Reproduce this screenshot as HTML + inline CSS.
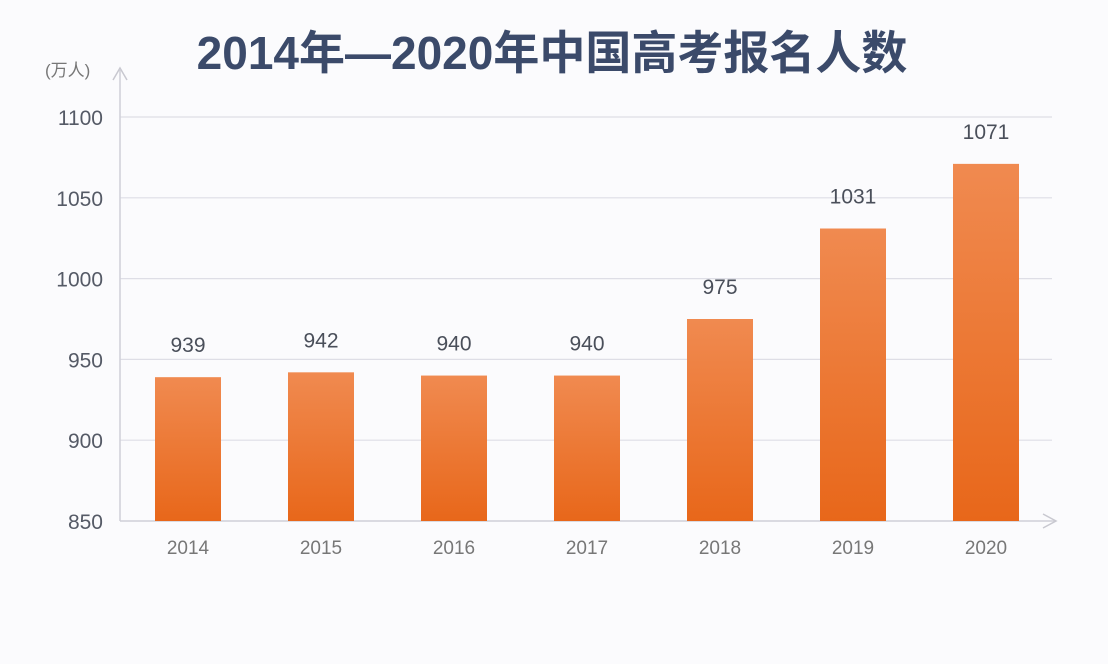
<!DOCTYPE html>
<html><head><meta charset="utf-8"><style>
body{margin:0;background:#fbfbfd;}
svg{display:block;font-family:"Liberation Sans","Noto Sans CJK SC",sans-serif;}
</style></head><body>
<svg id="c" width="1108" height="664" viewBox="0 0 1108 664" xmlns="http://www.w3.org/2000/svg">
<defs><linearGradient id="g" x1="0" y1="0" x2="0" y2="1"><stop offset="0" stop-color="#f08a50"/><stop offset="1" stop-color="#e8671a"/></linearGradient></defs>
<text x="552" y="69" text-anchor="middle" font-size="46" font-weight="bold" fill="#3b4a6a" font-family="Liberation Sans, Noto Sans CJK SC, sans-serif">2014年—2020年中国高考报名人数</text>
<text x="45" y="76" font-size="17" fill="#777">(万人)</text>
<g id="grid"></g>
<line x1="120" y1="70" x2="120" y2="521" stroke="#d0d0d8" stroke-width="1.5"/>
<polyline points="113,80 120,68 127,80" fill="none" stroke="#c8c8d0" stroke-width="1.5"/>
<line x1="120" y1="521" x2="1055" y2="521" stroke="#d0d0d8" stroke-width="1.5"/>
<polyline points="1043,514 1056,521 1043,528" fill="none" stroke="#c8c8d0" stroke-width="1.5"/>
<g id="bars"></g>
</svg>
<script>
const categories=["2014","2015","2016","2017","2018","2019","2020"];
const values=[939,942,940,940,975,1031,1071];
const yTicks=[850,900,950,1000,1050,1100];
const yMin=850,yMax=1100,yTop=117,yBot=521;
const ns="http://www.w3.org/2000/svg";
function y(v){return yBot-(v-yMin)/(yMax-yMin)*(yBot-yTop);}
function x(i){return 188+i*133;}
function mk(t,a,p){const e=document.createElementNS(ns,t);for(const k in a)e.setAttribute(k,a[k]);p.appendChild(e);return e;}
const grid=document.getElementById('grid'),bars=document.getElementById('bars');
yTicks.forEach(v=>{
  if(v>yMin){const l=mk('line',{x1:120,x2:1052,y1:y(v),y2:y(v),stroke:'#dedee6','stroke-width':1.2},grid);
  
  }
  const t=mk('text',{x:103,y:y(v)+8,'text-anchor':'end','font-size':21,fill:'#555a66'},grid);
  t.textContent=v;
  
  
});
categories.forEach((c,i)=>{
  const r=mk('rect',{x:x(i)-33,y:y(values[i]),width:66,height:yBot-y(values[i]),fill:'url(#g)'},bars);
  
  
  const vl=mk('text',{x:x(i),y:y(values[i])-25,'text-anchor':'middle','font-size':21,fill:'#4a4f5a'},bars);
  vl.textContent=values[i];
  
  
  const xl=mk('text',{x:x(i),y:554,'text-anchor':'middle','font-size':19,fill:'#777'},bars);
  xl.textContent=c;
  
  
});
</script>
</body></html>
○ ○ ○ ○ ○ ○ ○
Request: Copy out each line exactly, without the pictures.

Correct answer:
Reproduce this screenshot as HTML + inline CSS.
<!DOCTYPE html>
<html><head><meta charset="utf-8"><style>
body{margin:0;background:#fbfbfd;}
svg{display:block;font-family:"Liberation Sans","Noto Sans CJK SC",sans-serif;}
</style></head><body>
<svg id="c" width="1108" height="664" viewBox="0 0 1108 664" xmlns="http://www.w3.org/2000/svg">
<defs><linearGradient id="g" x1="0" y1="0" x2="0" y2="1"><stop offset="0" stop-color="#f08a50"/><stop offset="1" stop-color="#e8671a"/></linearGradient></defs>
<text x="552" y="69" text-anchor="middle" font-size="46" font-weight="bold" fill="#3b4a6a" font-family="Liberation Sans, Noto Sans CJK SC, sans-serif">2014年—2020年中国高考报名人数</text>
<text x="45" y="76" font-size="17" fill="#777">(万人)</text>
<g id="grid"></g>
<line x1="120" y1="70" x2="120" y2="521" stroke="#d0d0d8" stroke-width="1.5"/>
<polyline points="113,80 120,68 127,80" fill="none" stroke="#c8c8d0" stroke-width="1.5"/>
<line x1="120" y1="521" x2="1055" y2="521" stroke="#d0d0d8" stroke-width="1.5"/>
<polyline points="1043,514 1056,521 1043,528" fill="none" stroke="#c8c8d0" stroke-width="1.5"/>
<g id="bars"></g>
</svg>
<script>
const categories=["2014","2015","2016","2017","2018","2019","2020"];
const values=[939,942,940,940,975,1031,1071];
const yTicks=[850,900,950,1000,1050,1100];
const yMin=850,yMax=1100,yTop=117,yBot=521;
const ns="http://www.w3.org/2000/svg";
function y(v){return yBot-(v-yMin)/(yMax-yMin)*(yBot-yTop);}
function x(i){return 188+i*133;}
function mk(t,a,p){const e=document.createElementNS(ns,t);for(const k in a)e.setAttribute(k,a[k]);p.appendChild(e);return e;}
const grid=document.getElementById('grid'),bars=document.getElementById('bars');
yTicks.forEach(v=>{
  if(v>yMin){const l=mk('line',{x1:120,x2:1052,y1:y(v),y2:y(v),stroke:'#dedee6','stroke-width':1.2},grid);
  
  }
  const t=mk('text',{x:103,y:y(v)+8,'text-anchor':'end','font-size':21,fill:'#555a66'},grid);
  t.textContent=v;
  
  
});
categories.forEach((c,i)=>{
  const r=mk('rect',{x:x(i)-33,y:y(values[i]),width:66,height:yBot-y(values[i]),fill:'url(#g)'},bars);
  
  
  const vl=mk('text',{x:x(i),y:y(values[i])-25,'text-anchor':'middle','font-size':21,fill:'#4a4f5a'},bars);
  vl.textContent=values[i];
  
  
  const xl=mk('text',{x:x(i),y:554,'text-anchor':'middle','font-size':19,fill:'#777'},bars);
  xl.textContent=c;
  
  
});
</script>
</body></html>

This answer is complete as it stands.